JSE must focus on remuneration
Changes to listing rules to incorporate King IV codes is progress, but more can be done.
The Johannesburg Stock Exchange’s announcement that it has amended its listing rules to make the King IV corporate governance code mandatory for companies is a welcome step in the right direction for improving corporate governance in South Africa. However, there is still a stark need for further regulation in this regard, which would support a binding vote on executive remuneration in line with international best practice.
While the latest King IV Code has made much progress on corporate governance guidelines, there is still much to be done, particularly when it comes to ensuring fair and reasonable remuneration, as required by the code.
One doesn’t have to look very hard today to see that South Africa is at an economic and political crossroad. With the country technically in a recession and facing the likelihood of further multiple rating downgrades, if a serious effort across all sectors to improve the current situation is not undertaken swiftly, the consequences will be dire for the future of our country and our economy.
Against this backdrop, a stepped-up approach to good governance across all sectors of the economy is a critical component of the remedy to ensure that a sustainable future is achieved. Key factors to note for this approach are the number of challenges facing the investment industry, as well as some of the recent developments in the governance arena that seek to address these challenges including our own efforts as an asset manager.

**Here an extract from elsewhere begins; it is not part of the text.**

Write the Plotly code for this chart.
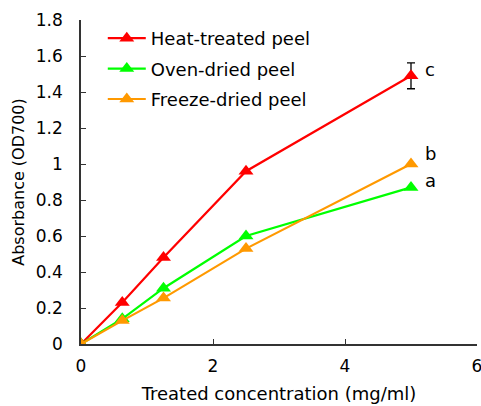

These include showing how King IV creates a platform for good governance practices by focusing on outcomes; the concerns South Africans have about poor governance; assessing its impact; and how asset managers can rise to the challenge of holding our investee companies to account for their governance practices.
As part of the drafting process of King IV, I gave input focused primarily on value creation that went broader than financial return. Sustainability through responsible investment is crucial. Most explicitly, I believe that fair and reasonable remuneration should be managed across listed companies through a binding vote on executive remuneration or ‘Say-on-Pay’. I believe that these are the key areas where the new code can still raise the bar further on organisational behaviour and thinking among our investee companies.
King IV is a significant factor as it places a specific focus on long-term value creation as a foundation principle, and it is in the long term where good governance can and does support the sustainability of companies and societies. This is in line with the needs of investors, who are becoming more vocal in their demands for companies to focus on long-term value at the expense of short-termism.
The latest code’s underpinning of existing legislative frameworks, such as the JSE Listing Requirements and the Public Services Financial Management Act, further helps to place good governance at the forefront of the strategic management of those entities subject to this legislation.